L’évolution des associations qui pour beaucoup sont à un tournant de leur histoire avec la préoccupation de la continuité de leur mission et éventuellement la relève dans leur présidence contribue à rendre parfois moins identifiables la dimension d’aventure et leur rôle fédérateur en interne. Ceci peut contribuer à rendre difficile pour certaines directions l’inscription de la pratique quotidienne dans un projet dynamique. Ces difficultés conjoncturelles si elles sont peu ou pas travaillées privent alors les acteurs de la co-construction d’un avenir de veille et de réflexion.
Enfin les instances politiques décisionnelles ont du mal à se saisir des propositions de recherches appliquées concernant en particulier l’éducation et le développement des capacités des personnes concernées par ces services, comme la nécessité de prendre en compte l’importance cette dimension de responsabilité qui traverse toute la pratique des différents acteurs. Or ceci n’est rien d’autre que le respect de la dignité de la personne, et cela correspond à sa responsabilité envers tout citoyen au regard de la Déclaration universelle des droits de l’Homme.

Le souci d’autrui est une exigence, un fondement de cette humanité qui nous constitue, il n’est pas d’emblée inscrit dans le respect d’autrui et le souci de soi, il est une des composantes de notre lien à l’autre qui doit nous maintenir en vigilance continue.
Le souci d’autrui, dimension fondamentale dans l’exercice professionnel est avant tout un questionnement personnel sur notre propre capacité à être dans le souci de soi. Ainsi on peut considérer que la personne en grande vulnérabilité et dépendance par son existence mobilise un réseau relationnel qui peut s’étendre de la famille, aux amis et aux professionnels mais cela ne dit rien de la qualité de la mobilisation ni de la qualité de la place où elle est attendue. Cependant la place qui lui est assignée questionne assurément le souci de soi de celui qui l’a définie.

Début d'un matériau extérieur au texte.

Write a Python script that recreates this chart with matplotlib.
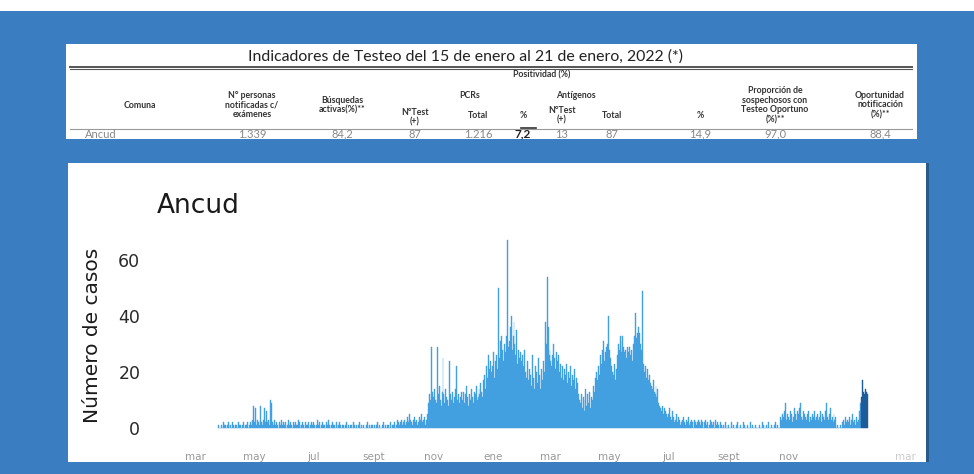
import numpy as np
import pandas as pd
import matplotlib.pyplot as plt
import matplotlib.dates as mdates
from matplotlib.patches import Rectangle
from matplotlib.lines import Line2D

# casos diarios Ancud (desde el 25 de marzo de 2020)
mar20 = [1, 0, 0, 1, 0, 2, 1]
abr20 = [1, 0, 1, 2, 0, 1, 1, 0, 2, 1, 0, 1, 1, 0, 2, 1, 1, 0, 1, 2, 0, 1, 1, 2, 0, 1, 2, 1, 3, 8]
may20 = [2, 7, 1, 3, 2, 1, 8, 2, 1, 3, 7, 2, 1, 6, 2, 3, 1, 10, 9, 2, 1, 3, 1, 2, 1, 0, 2, 1, 3, 1, 2]
jun20 = [1, 2, 0, 1, 3, 1, 2, 1, 0, 2, 1, 2, 1, 1, 3, 2, 0, 1, 1, 2, 1, 0, 2, 1, 1, 2, 0, 1, 2, 1]
jul20 = [2, 1, 0, 1, 3, 1, 2, 0, 1, 2, 1, 1, 0, 2, 1, 3, 1, 0, 1, 2, 1, 1, 0, 2, 1, 0, 1, 2, 1, 0, 1]
ago20 = [1, 0, 1, 2, 0, 1, 0, 1, 1, 0, 2, 1, 0, 1, 0, 1, 2, 0, 1, 0, 1, 0, 0, 1, 2, 0, 1, 0, 1, 0, 1]
sep20 = [0, 1, 0, 1, 2, 0, 1, 0, 0, 1, 2, 0, 1, 0, 1, 1, 0, 2, 0, 1, 1, 2, 0, 1, 3, 2, 1, 2, 3, 1]
oct20 = [2, 3, 1, 2, 4, 3, 2, 5, 3, 2, 1, 3, 4, 2, 3, 1, 2, 4, 3, 5, 2, 3, 4, 1, 3, 5, 9, 12, 10, 29, 13]
nov20 = [11, 14, 10, 9, 29, 12, 15, 10, 8, 13, 25, 12, 9, 14, 11, 10, 8, 24, 12, 10, 13, 9, 11, 14, 22,
         10, 12, 9, 11, 13]
dic20 = [10, 13, 9, 12, 15, 11, 8, 12, 10, 14, 11, 9, 13, 12, 15, 10, 11, 14, 12, 16, 13, 11, 17, 19,
         14, 22, 18, 26, 21, 24, 20]
ene21 = [22, 27, 18, 24, 26, 21, 50, 25, 31, 33, 28, 24, 30, 27, 33, 67, 29, 31, 36, 40, 28, 33, 38,
         30, 26, 35, 23, 28, 25, 27, 24]
feb21 = [26, 22, 28, 20, 18, 24, 17, 21, 19, 15, 26, 18, 14, 22, 20, 16, 25, 19, 14, 21, 17, 24, 20,
         38, 30, 54, 36, 26]
mar21 = [28, 24, 22, 26, 30, 25, 21, 27, 24, 26, 20, 23, 18, 22, 17, 21, 19, 23, 16, 20, 18, 22, 15,
         19, 17, 21, 14, 18, 16, 12, 10]
abr21 = [9, 12, 7, 11, 6, 10, 14, 8, 12, 9, 13, 7, 11, 10, 15, 13, 18, 20, 17, 22, 19, 26, 23, 28, 31,
         24, 27, 29, 30, 40]
may21 = [28, 25, 22, 20, 19, 23, 17, 21, 26, 30, 28, 33, 31, 27, 33, 29, 27, 28, 25, 29, 27, 29, 26,
         28, 24, 30, 33, 41, 32, 34, 36]
jun21 = [34, 30, 28, 49, 23, 20, 22, 18, 21, 17, 19, 16, 15, 14, 17, 13, 12, 15, 11, 14, 9, 8, 7, 6,
         8, 5, 7, 6, 5, 4]
jul21 = [5, 7, 4, 3, 6, 4, 2, 3, 5, 2, 4, 3, 1, 2, 3, 4, 2, 1, 3, 2, 4, 1, 2, 3, 1, 2, 0, 3, 2, 1, 2]
ago21 = [3, 2, 1, 3, 2, 0, 2, 3, 1, 2, 0, 1, 3, 2, 1, 2, 0, 3, 1, 2, 1, 0, 2, 1, 0, 1, 0, 2, 0, 1, 0]
sep21 = [1, 0, 0, 2, 0, 1, 0, 0, 1, 2, 0, 0, 1, 0, 0, 2, 1, 0, 0, 1, 0, 0, 2, 0, 1, 0, 0, 1, 0, 0]
oct21 = [0, 1, 0, 0, 2, 0, 1, 0, 0, 1, 0, 2, 0, 0, 1, 0, 0, 1, 2, 0, 1, 0, 0, 4, 3, 5, 4, 6, 9, 3, 5]
nov21 = [4, 3, 6, 5, 2, 4, 7, 5, 3, 6, 4, 5, 7, 9, 4, 3, 6, 5, 4, 3, 5, 6, 2, 4, 3, 5, 4, 6, 3, 4]
dic21 = [5, 3, 4, 6, 2, 5, 4, 3, 6, 9, 4, 3, 5, 7, 3, 4, 2, 5, 3, 4, 0, 1, 0, 0, 1, 0, 2, 3, 1, 4, 2]
ene22 = [3, 2, 4, 1, 3, 5, 2, 3, 1, 4, 2, 3, 6, 9, 11, 17, 13, 12, 14, 13, 12]

casos = (mar20 + abr20 + may20 + jun20 + jul20 + ago20 + sep20 + oct20 + nov20 + dic20 + ene21
         + feb21 + mar21 + abr21 + may21 + jun21 + jul21 + ago21 + sep21 + oct21 + nov21 + dic21 + ene22)
fechas = pd.date_range("2020-03-25", periods=len(casos), freq="D")
semana_actual = 7  # ultima semana destacada

meses = ["2020-03-01", "2020-05-01", "2020-07-01", "2020-09-01", "2020-11-01", "2021-01-01",
         "2021-03-01", "2021-05-01", "2021-07-01", "2021-09-01", "2021-11-01", "2022-01-01", "2022-03-01"]
meses_lbl = ["mar", "may", "jul", "sept", "nov", "ene", "mar", "may", "jul", "sept", "nov", "", "mar"]

# tabla
titulo_tabla = "Indicadores de Testeo del 15 de enero al 21 de enero, 2022 (*)"
encabezados = ["Comuna", "N° personas\nnotificadas c/\nexámenes", "Búsquedas\nactivas(%)**",
               "N°Test\n(+)", "Total", "%", "N°Test\n(+)", "Total", "%",
               "Proporción de\nsospechosos con\nTesteo Oportuno\n(%)**",
               "Oportunidad\nnotificación\n(%)**"]
fila = ["Ancud", "1.339", "84,2", "87", "1.216", "7,2", "13", "87", "14,9", "97,0", "88,4"]

W, H = 974, 474
azul = "#3a7dc0"
fig = plt.figure(figsize=(W / 100, H / 100), dpi=100, facecolor=azul)


def fx(x):
    return x / W


def fy(y):
    return 1 - y / H


def caja(x0, y0, x1, y1, color):
    fig.patches.append(Rectangle((fx(x0), fy(y1)), fx(x1) - fx(x0), fy(y0) - fy(y1),
                                 transform=fig.transFigure, facecolor=color, edgecolor="none",
                                 zorder=-5))


def texto(x, y, s, **kw):
    fig.text(fx(x), fy(y), s, **kw)


# fondo
caja(0, 0, W, 11, "white")
caja(66, 44, 917, 139, "white")
caja(68, 163, 928, 462, "white")
caja(926, 163, 929, 462, "#2c5a88")

# tabla
ft = "Lato"
gris = "#333333"
texto(465, 57, titulo_tabla, fontsize=11.4, family=ft, ha="center", va="center", color="#222222")
for yy, lw in [(66.5, 1.4), (68.5, 0.8)]:
    fig.add_artist(Line2D([fx(70), fx(912)], [fy(yy), fy(yy)], color="#555555", lw=lw))
fig.add_artist(Line2D([fx(70), fx(912)], [fy(129), fy(129)], color="#999999", lw=0.8))
fig.add_artist(Line2D([fx(521), fx(536)], [fy(127.5), fy(127.5)], color=gris, lw=1.2))

cols_x = [140, 252, 342, 415, 478, 523, 562, 612, 700, 775, 880]
cols_y = [105, 105, 105, 117, 115, 115, 115, 115, 115, 105, 105]
for x, y, s in zip(cols_x, cols_y, encabezados):
    texto(x, y, s, fontsize=6.3, family=ft, weight="bold", ha="center", va="center",
          color=gris, linespacing=1.1)
texto(542, 75, "Positividad (%)", fontsize=6.3, family=ft, weight="bold", ha="center", va="center",
      color=gris)
texto(470, 96, "PCRs", fontsize=6.3, family=ft, weight="bold", ha="center", va="center", color=gris)
texto(576, 96, "Antígenos", fontsize=6.3, family=ft, weight="bold", ha="center", va="center", color=gris)

for i, (x, s) in enumerate(zip(cols_x, fila)):
    if i == 0:
        texto(85, 134, s, fontsize=8, family=ft, ha="left", va="center", color="#888888")
    elif i == 5:
        texto(x, 134, s, fontsize=8.5, family=ft, weight="bold", ha="center", va="center", color="#222222")
    else:
        texto(x, 134, s, fontsize=8, family=ft, ha="center", va="center", color="#888888")

# grafico
px_dia = 0.9726
x_ref = mdates.date2num(pd.Timestamp("2020-03-01"))
ax_l, ax_r, ax_t, ax_b = 150, 915, 230, 440
ax = fig.add_axes([fx(ax_l), fy(ax_b), fx(ax_r) - fx(ax_l), fy(ax_t) - fy(ax_b)])
ax.set_facecolor("white")
ax.set_xlim(x_ref + (ax_l - 195) / px_dia, x_ref + (ax_r - 195) / px_dia)
ax.set_ylim((428 - ax_b) / 2.8, (428 - ax_t) / 2.8)

colores = ["#42a0e0"] * (len(casos) - semana_actual) + ["#1d5c99"] * semana_actual
ax.bar(fechas, casos, width=1.0, color=colores, edgecolor=colores, linewidth=0.3)

ax.set_yticks([0, 20, 40, 60])
ax.set_xticks([pd.Timestamp(m) for m in meses])
ax.set_xticklabels(meses_lbl)
ax.tick_params(axis="y", length=0, pad=7, labelsize=12.5, labelcolor="#2a2a2a")
ax.tick_params(axis="x", length=0, pad=9, labelsize=7.5, labelcolor="#999999")
ax.get_xticklabels()[-1].set_color("#cccccc")
for s in ax.spines.values():
    s.set_visible(False)

texto(157, 206, "Ancud", fontsize=19, ha="left", va="center", color="#1a1a1a")
texto(93, 335, "Número de casos", fontsize=14.5, rotation=90, ha="center", va="center", color="#1a1a1a")

fig.savefig("out.png", dpi=100, facecolor=azul)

Le souci d’autrui est lié au « souci de soi qui ne s’inscrit pas dans un exercice de la solitude mais dans une véritable pratique sociale » (Michel Foucault, La culture de soi. Histoire de la sexualité III). Cette pratique sociale est l’affaire de chacun mais aussi de l’organisation en tant que collectif. L’engagement et la responsabilité de ses membres contribuent à garantir à chacun l’exercice du souci d’autrui au risque du souci de soi ou peut être l’inverse.